Pour ce qui est des facteurs endogène Houssem Eddine Chebbi explique que depuis plusieurs années la Tunisie assiste à une baisse importante des superficies emblavées. « Cette réduction engendre donc une baisse de la production, même s’il y a eu ces dernières années une légère hausse de la productivité, mais qui n’a pas réussi à combler le manque de surfaces. La production cumulée n’a pas augmenté par rapport aux besoins d’une consommation apparente », nous dit-il.

En effet, les instruments de statistiques ne permettent pas aujourd’hui de calculer la consommation réelle des Tunisiens en céréales. « L’INS fait des efforts mais ce n’est pas assez affiné, d’autant plus pour les céréales qui sont considérées comme une produit essentiel et stratégique. Cela permettrait de savoir réellement de quelle quantité nous avons besoin et quelle est la nature de la demande », souligne-t-il.

Le système de subventions est en panne

Selon Houssem Eddine Chebbi, la chaîne céréalière a été pénalisée au niveau national par la politique de prix. « Ce qu’on appelle les soutien par les prix du marché (subvention pour le maintien des prix bas) est une politique qui a fonctionné pendant un temps. Mais depuis la crise économique qui sévit depuis plus de 10 ans qui a engendré la dépréciation du dinar, il y a eu une sorte d’érosion de cette protection », nous dit-il.

Ce dernier explique que cette pratique se traduit par une taxation implicite des producteurs nationaux qui se retrouvent lésés par rapport aux prix pratiqués sur les cours mondiaux, rappelant que ces incitations par les prix sont devenues précaires et nécessitent une révision. « Certes il y a eu des révisions, mais il n’y a pas eu l’effet seuil qui permettrait une réaction significative des producteurs nationaux ».

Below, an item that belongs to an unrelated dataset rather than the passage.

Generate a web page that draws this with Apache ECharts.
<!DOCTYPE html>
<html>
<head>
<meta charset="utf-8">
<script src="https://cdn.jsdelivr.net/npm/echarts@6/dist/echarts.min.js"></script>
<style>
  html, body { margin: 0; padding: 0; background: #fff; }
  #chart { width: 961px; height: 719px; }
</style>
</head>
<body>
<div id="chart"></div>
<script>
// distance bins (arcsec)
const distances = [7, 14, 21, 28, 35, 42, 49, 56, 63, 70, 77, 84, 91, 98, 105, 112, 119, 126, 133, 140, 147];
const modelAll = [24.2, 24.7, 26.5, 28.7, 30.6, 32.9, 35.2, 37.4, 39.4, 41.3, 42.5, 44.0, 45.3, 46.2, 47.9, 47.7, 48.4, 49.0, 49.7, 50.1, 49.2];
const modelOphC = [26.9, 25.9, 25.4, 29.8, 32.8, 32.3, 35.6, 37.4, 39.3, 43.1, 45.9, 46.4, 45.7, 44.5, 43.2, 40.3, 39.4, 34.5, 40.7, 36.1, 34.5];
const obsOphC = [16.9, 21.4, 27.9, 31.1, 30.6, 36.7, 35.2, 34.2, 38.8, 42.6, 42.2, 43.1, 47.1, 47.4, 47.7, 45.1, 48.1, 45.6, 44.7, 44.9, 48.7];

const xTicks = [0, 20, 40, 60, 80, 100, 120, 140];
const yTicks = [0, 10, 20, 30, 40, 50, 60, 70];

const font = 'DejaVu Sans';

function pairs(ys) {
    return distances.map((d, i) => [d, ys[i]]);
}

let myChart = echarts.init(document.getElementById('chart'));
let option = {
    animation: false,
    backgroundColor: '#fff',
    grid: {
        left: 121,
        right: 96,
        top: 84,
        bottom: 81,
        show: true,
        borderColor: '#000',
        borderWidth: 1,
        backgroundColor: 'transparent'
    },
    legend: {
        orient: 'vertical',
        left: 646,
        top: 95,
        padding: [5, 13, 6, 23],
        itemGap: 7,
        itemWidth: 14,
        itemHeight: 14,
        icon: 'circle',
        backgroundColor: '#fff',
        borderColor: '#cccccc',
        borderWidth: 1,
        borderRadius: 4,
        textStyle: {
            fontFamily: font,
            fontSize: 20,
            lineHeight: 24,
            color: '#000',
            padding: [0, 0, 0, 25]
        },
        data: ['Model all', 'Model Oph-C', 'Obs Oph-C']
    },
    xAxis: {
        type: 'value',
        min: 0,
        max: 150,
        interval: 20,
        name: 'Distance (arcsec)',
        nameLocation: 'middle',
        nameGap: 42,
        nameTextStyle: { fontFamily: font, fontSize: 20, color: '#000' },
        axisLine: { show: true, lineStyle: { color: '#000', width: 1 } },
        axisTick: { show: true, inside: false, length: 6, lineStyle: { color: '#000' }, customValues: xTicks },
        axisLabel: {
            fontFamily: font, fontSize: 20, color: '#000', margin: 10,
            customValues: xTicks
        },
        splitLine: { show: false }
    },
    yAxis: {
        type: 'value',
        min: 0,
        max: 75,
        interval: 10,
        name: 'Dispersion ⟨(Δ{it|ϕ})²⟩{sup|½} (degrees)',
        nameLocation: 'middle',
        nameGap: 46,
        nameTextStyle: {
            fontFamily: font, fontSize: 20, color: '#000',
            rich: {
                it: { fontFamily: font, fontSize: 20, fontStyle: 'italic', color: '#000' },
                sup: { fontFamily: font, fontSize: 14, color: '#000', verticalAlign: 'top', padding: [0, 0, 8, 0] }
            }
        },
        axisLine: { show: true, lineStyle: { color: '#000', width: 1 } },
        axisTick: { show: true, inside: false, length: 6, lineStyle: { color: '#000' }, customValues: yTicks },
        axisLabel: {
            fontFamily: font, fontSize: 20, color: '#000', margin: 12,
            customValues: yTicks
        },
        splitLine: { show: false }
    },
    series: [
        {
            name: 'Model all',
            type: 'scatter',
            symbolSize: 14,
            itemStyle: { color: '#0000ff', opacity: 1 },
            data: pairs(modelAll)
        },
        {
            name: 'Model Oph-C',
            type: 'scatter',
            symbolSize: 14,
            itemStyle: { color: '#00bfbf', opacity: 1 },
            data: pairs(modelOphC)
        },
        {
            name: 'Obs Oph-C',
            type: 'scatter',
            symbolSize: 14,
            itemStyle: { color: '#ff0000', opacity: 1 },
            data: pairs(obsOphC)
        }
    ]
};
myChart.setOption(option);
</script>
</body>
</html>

En ce qui concerne la récente augmentation de la prime de collecte à hauteur de 10 dinars, Houssem Eddine Chebbi estime que cette décision va dans le bon sens mais qu’elle demeure insuffisante. « Par rapport au prix global, cela ne représente que 8%. Je ne suis pas sur que cela incite vraiment les céréaliers à livrer leur production à l’Office des céréales, qui trouveront sur d’autres circuits illégaux un prix plus intéressant ».

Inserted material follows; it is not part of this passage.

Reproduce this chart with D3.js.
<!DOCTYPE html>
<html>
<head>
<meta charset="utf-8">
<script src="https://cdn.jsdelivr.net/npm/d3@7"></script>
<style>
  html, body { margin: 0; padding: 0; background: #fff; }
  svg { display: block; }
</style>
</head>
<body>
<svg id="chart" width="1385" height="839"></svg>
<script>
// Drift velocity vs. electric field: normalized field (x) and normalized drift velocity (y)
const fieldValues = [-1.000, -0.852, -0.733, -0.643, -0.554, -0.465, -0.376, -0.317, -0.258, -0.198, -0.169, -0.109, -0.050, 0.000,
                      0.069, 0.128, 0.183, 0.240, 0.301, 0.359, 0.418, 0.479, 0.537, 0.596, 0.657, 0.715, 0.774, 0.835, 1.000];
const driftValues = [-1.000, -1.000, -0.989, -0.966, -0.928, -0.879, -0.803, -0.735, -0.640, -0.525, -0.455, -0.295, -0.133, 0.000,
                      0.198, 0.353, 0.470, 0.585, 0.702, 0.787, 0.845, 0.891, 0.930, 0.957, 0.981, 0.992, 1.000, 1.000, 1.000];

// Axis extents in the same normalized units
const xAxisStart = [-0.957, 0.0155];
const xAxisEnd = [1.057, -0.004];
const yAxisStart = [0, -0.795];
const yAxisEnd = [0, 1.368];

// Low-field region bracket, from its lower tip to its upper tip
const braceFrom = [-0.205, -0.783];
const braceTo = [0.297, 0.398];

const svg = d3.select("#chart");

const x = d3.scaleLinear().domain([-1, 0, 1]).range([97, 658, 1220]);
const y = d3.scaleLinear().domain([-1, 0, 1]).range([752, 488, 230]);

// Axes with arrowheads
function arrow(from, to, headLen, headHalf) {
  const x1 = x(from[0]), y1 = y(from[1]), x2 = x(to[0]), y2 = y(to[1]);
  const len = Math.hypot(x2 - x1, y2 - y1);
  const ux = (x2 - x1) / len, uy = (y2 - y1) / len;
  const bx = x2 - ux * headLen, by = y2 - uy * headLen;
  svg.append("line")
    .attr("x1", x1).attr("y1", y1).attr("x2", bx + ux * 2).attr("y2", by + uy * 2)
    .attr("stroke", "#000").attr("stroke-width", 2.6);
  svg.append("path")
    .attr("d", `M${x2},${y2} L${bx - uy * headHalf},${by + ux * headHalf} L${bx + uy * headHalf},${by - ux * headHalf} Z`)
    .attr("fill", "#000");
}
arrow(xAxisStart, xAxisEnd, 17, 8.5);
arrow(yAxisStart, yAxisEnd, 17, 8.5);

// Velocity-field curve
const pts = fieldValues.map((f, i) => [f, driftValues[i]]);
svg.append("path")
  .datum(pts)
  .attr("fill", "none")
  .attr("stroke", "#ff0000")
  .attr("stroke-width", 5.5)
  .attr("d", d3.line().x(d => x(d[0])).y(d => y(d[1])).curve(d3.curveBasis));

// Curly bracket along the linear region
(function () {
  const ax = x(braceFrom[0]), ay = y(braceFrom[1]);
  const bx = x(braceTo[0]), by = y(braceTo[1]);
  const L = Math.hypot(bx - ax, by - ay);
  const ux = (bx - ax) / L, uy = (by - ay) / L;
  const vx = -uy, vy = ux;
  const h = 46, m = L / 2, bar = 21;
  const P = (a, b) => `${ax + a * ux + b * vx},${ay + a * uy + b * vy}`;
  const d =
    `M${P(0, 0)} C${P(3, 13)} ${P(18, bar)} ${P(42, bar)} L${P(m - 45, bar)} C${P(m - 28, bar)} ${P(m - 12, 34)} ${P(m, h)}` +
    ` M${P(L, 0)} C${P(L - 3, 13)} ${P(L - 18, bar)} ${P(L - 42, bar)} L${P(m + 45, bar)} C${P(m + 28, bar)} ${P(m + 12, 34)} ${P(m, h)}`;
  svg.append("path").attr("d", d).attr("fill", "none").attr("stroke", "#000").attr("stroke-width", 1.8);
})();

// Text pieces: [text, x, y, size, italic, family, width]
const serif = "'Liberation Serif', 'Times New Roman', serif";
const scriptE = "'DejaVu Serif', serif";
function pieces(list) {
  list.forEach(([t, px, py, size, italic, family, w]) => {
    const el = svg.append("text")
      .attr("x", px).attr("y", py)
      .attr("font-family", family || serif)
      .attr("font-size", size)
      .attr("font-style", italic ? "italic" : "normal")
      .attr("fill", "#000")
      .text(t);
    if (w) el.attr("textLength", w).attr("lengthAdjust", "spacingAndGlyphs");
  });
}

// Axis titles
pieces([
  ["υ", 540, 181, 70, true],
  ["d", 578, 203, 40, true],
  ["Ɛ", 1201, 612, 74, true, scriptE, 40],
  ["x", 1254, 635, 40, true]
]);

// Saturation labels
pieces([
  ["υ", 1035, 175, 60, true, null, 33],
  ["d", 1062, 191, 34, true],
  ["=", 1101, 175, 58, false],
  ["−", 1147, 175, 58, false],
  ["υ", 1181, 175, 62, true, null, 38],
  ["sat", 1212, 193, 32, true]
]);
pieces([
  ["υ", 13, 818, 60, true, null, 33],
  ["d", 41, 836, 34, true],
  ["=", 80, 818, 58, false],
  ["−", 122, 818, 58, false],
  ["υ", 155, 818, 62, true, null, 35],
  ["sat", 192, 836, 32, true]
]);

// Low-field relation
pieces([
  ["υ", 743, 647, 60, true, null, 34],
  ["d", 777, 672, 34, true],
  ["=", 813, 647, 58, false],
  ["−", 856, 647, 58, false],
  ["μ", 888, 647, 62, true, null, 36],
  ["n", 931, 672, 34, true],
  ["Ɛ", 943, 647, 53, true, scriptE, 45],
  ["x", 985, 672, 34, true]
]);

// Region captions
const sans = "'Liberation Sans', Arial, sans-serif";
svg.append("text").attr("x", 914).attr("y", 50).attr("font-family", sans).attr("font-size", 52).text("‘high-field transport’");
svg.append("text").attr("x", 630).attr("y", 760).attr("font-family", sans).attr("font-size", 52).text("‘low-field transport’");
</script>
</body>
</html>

Dans ce sens, Houssem Eddine appelle les autorités à revoir la politique agricole et le système de compensation qui ne fait qu’enfoncer inexorablement le pays dans des difficultés financières et au détriment d’un tiers de la population qui vit du secteur agricole.

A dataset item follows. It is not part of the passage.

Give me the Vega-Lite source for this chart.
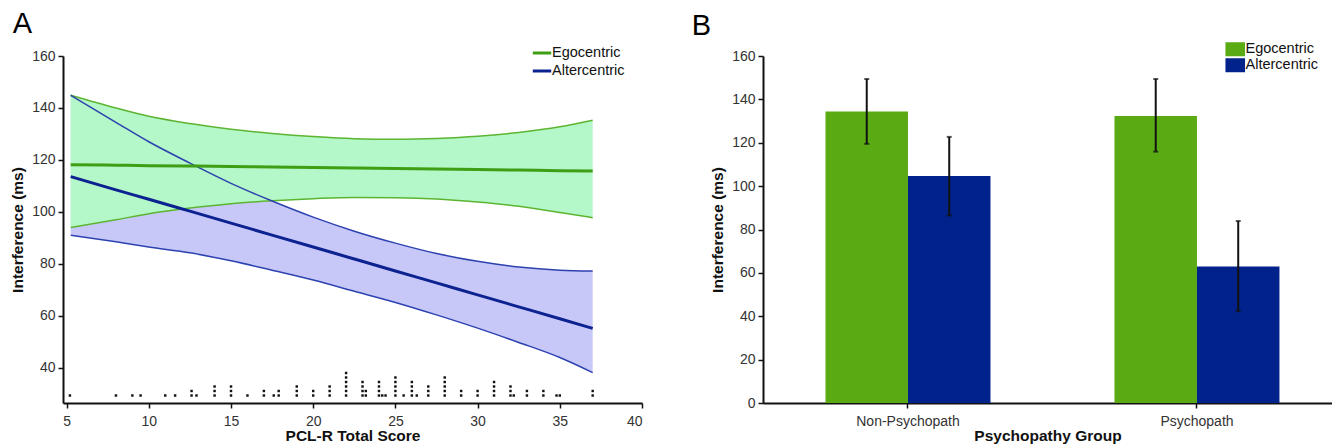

« Il ne suffit pas de limiter la compensation, il faut l’examiner en fonction des produits. L’effort de la réforme doit se faire en fonction des habitudes de consommation », relève l’universitaire.

Il est donc urgent de sauver le secteur agricole afin d’éviter son effondrement. A cet égard, Chebbi rappelle que le taux d’investissements privés dans le secteur agricole est au plus bas. « Cela montre qu’il n’est plus rentable, n’attire plus, ne peut plus être un moteur de développement régional puisqu’il crée de moins en moins d’emplois. Il est grand temps que la Tunisie puisse réfléchir à son autosuffisance de manière sérieuse », exhorte Chebbi.

Sobriété alimentaire

La sobriété alimentaire est devenue de plus en plus répandue en raison des crises mondiales récentes. Elle implique des comportements de consommation plus restreints, et cela concerne tous les acteurs de la chaîne alimentaire, depuis les producteurs jusqu’aux consommateurs. Les consommateurs doivent non seulement réduire le gaspillage, mais aussi privilégier les produits de saison, les sources d’approvisionnement locales et modifier leurs régimes alimentaires.

Houssem Eddine Chebbi considère que la sobriété alimentaire est essentielle pour garantir la sécurité alimentaire. Cela implique de s’alimenter en fonction de son budget et de réduire les quantités consommées, passant d’une unité à 0,8, par exemple.

La question qui se pose c’est de savoir si les décideurs continueront de puiser dans les réserves en devises pour importer des céréales au lieu de penser à une stratégie d’autosuffisance. « Combien de temps allons-nous continuer à s’enfoncer. Qui nous dit que l’année prochaine nous ne serons pas confrontés au même problème? », s’interroge Chebbi.